Wawrinka, im Vorjahr noch in den Halbfinals, droht nach Australien im Ranking weiter abzurutschen. Zudem wird der Romand im März bereits 33 Jahre alt. Auch deswegen spricht viel dafür, dass der dreifache Major-Sieger den Anschluss an die absolute Weltspitze nicht mehr schafft.
Belinda Bencic war schon einmal die Nummer 7 der Welt. Doch Verletzungen und schwache Leistungen warfen sie zurück. Letzten Frühling zog sie die Notbremse, liess sich am linken Handgelenk operieren, fiel fast ein halbes Jahr aus und wurde danach in der Weltrangliste bis auf Rang 318 durchgereicht.
Mit einem starken Herbst hat sich die 20-Jährige bereits wieder auf Rang 77 der Weltrangliste vorgearbeitet. Zuletzt besiegte sie beim Hopman Cup mit Coco Vandeweghe eine Spielerin aus den Top 10.
Nach der Schwangerschaft von Serena Williams fehlt dem Frauentennis das Gesicht. Darum ist auch für Bencic vieles möglich, auch eine Rückkehr in die Top 10. Allerdings braucht es dazu auch Losglück, das ihr auch in diesem Jahr bislang fehlte. In der 1. Runde des Australian Open trifft sie gleich auf Venus Williams (WTA 5).
Niemand. Die Rumänin Simona Halep (26) gewann wieder kein Grand-Slam-Turnier, beendete das Jahr aber als Nummer 1 der Weltrangliste. Doch bei den Frauen ist der begehrte Platz ohnehin ein Schleudersitz. Sieben Wechsel gab es in den letzten zwölf Monaten, fünf Spielerinnen führten das Ranking in dieser Zeit an.
Vor den Australian Open trennen 675 Punkte die ersten sechs (Halep, Muguruza, Wozniacki, Pliskova, Venus Williams, Switolina). US-Open-Siegerin Sloane Stephens (24, WTA 13) figuriert hingegen nicht einmal in den Top 10.
In Abwesenheit von Serena Williams ist nicht damit zu rechnen, dass sich das in absehbarer Zeit ändern wird. Das eröffnet Chancen – auch für Spielerinnen wie Timea Bacsinszky und Belinda Bencic.
Als Schwangere gewann sie im Vorjahr bei den Australian Open ihren 23. Grand-Slam-Titel. Am 1. September kam Tochter Alexis Olympia Ohanian zur Welt. Unlängst kehrte Williams auf den Platz zurück, doch in Melbourne fehlt die Titelverteidigerin.

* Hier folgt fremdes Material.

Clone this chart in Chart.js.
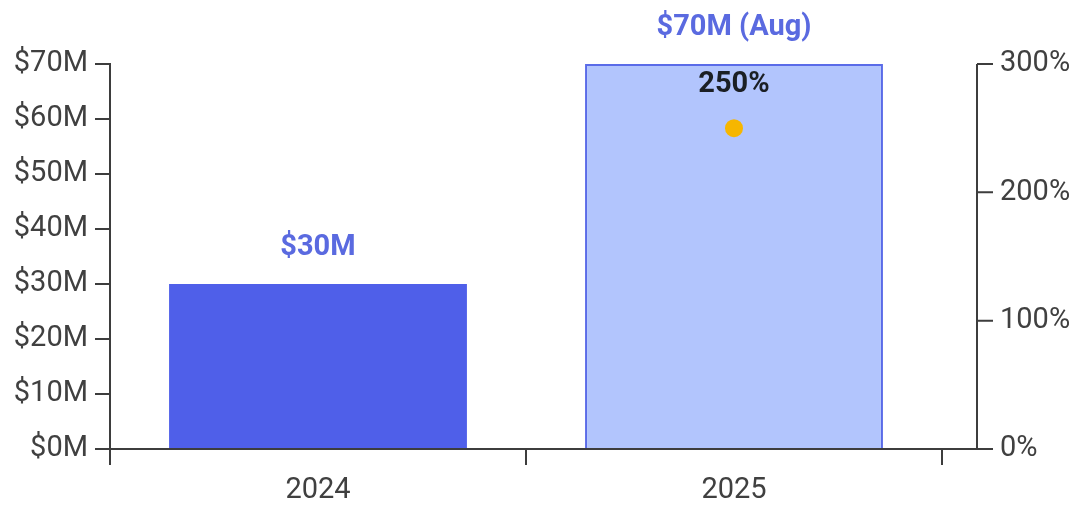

Dass sie an die Spitze zurückwill, betont sie aber immer wieder, zuletzt sagte sie in der «Vogue»: «Ich kenne die Rekordbücher genau, leider. Es ist kein Geheimnis, dass ich die 25 im Blick habe.»
Williams sagte aber auch, sie habe das Gefühl, nicht mehr spielen zu müssen. «Ich brauche das Geld oder die Titel oder das Prestige nicht. Ich möchte sie, aber ich brauche sie nicht.» Wann sie zurückkehrt, lässt Williams noch offen.